— begin —

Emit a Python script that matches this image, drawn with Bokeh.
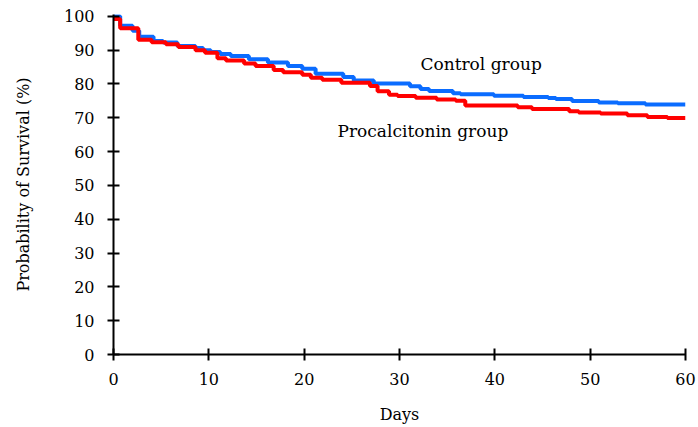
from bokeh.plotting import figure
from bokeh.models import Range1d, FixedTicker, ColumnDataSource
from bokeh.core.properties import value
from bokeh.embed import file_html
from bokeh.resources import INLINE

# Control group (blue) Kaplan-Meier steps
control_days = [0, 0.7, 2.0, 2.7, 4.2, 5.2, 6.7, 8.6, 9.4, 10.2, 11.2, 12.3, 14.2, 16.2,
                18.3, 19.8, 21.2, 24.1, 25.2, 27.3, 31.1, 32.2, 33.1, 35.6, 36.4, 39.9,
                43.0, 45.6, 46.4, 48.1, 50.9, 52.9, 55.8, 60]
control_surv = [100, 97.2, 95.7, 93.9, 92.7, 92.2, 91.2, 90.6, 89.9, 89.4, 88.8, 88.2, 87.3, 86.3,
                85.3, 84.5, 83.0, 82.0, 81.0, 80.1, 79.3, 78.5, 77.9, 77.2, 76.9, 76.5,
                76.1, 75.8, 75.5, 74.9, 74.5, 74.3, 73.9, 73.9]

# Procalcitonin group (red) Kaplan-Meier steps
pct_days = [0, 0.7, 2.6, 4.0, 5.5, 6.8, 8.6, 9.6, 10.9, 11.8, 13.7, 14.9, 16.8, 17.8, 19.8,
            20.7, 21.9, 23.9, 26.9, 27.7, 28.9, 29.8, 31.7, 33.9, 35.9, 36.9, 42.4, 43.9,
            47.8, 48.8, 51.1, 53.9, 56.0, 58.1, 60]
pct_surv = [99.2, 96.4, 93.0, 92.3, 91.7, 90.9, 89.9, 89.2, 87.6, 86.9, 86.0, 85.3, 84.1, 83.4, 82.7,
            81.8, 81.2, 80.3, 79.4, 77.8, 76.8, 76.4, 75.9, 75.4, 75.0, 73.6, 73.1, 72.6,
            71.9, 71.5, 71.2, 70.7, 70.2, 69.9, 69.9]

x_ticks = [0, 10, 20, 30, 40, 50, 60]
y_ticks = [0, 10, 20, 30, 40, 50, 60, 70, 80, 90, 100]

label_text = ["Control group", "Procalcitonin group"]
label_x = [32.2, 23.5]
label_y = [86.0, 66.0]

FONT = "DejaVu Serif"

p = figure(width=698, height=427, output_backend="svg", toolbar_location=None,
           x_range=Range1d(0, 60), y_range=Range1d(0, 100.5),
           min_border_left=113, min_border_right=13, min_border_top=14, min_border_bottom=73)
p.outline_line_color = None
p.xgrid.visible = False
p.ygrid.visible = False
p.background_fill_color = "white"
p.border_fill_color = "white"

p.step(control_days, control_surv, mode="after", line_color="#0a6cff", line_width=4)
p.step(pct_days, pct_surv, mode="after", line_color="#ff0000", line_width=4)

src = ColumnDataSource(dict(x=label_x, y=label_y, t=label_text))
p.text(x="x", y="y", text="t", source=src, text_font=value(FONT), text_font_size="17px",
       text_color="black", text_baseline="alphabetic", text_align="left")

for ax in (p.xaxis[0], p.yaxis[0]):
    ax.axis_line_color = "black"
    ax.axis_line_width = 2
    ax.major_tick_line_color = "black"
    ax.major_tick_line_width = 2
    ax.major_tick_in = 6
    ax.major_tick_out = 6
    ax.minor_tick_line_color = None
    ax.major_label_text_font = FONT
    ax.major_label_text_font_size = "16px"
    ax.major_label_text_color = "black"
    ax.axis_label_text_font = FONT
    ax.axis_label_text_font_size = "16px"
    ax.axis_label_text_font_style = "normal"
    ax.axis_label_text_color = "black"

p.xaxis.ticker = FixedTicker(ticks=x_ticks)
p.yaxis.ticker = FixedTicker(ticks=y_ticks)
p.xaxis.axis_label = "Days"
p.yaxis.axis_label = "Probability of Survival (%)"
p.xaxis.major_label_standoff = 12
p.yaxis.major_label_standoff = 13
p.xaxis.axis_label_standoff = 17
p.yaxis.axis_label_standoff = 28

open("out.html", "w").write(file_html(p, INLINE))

— end —

What you are asked to do: Give again, word for word, every line from the top of the data above to the line holding "76.1, 75.8, 75.5, 74.9, 74.5, 74.3, 73.9, 73.9]", inclusive, with the pictures left out.

Solution below:
Emit a Python script that matches this image, drawn with Bokeh.
from bokeh.plotting import figure
from bokeh.models import Range1d, FixedTicker, ColumnDataSource
from bokeh.core.properties import value
from bokeh.embed import file_html
from bokeh.resources import INLINE

# Control group (blue) Kaplan-Meier steps
control_days = [0, 0.7, 2.0, 2.7, 4.2, 5.2, 6.7, 8.6, 9.4, 10.2, 11.2, 12.3, 14.2, 16.2,
                18.3, 19.8, 21.2, 24.1, 25.2, 27.3, 31.1, 32.2, 33.1, 35.6, 36.4, 39.9,
                43.0, 45.6, 46.4, 48.1, 50.9, 52.9, 55.8, 60]
control_surv = [100, 97.2, 95.7, 93.9, 92.7, 92.2, 91.2, 90.6, 89.9, 89.4, 88.8, 88.2, 87.3, 86.3,
                85.3, 84.5, 83.0, 82.0, 81.0, 80.1, 79.3, 78.5, 77.9, 77.2, 76.9, 76.5,
                76.1, 75.8, 75.5, 74.9, 74.5, 74.3, 73.9, 73.9]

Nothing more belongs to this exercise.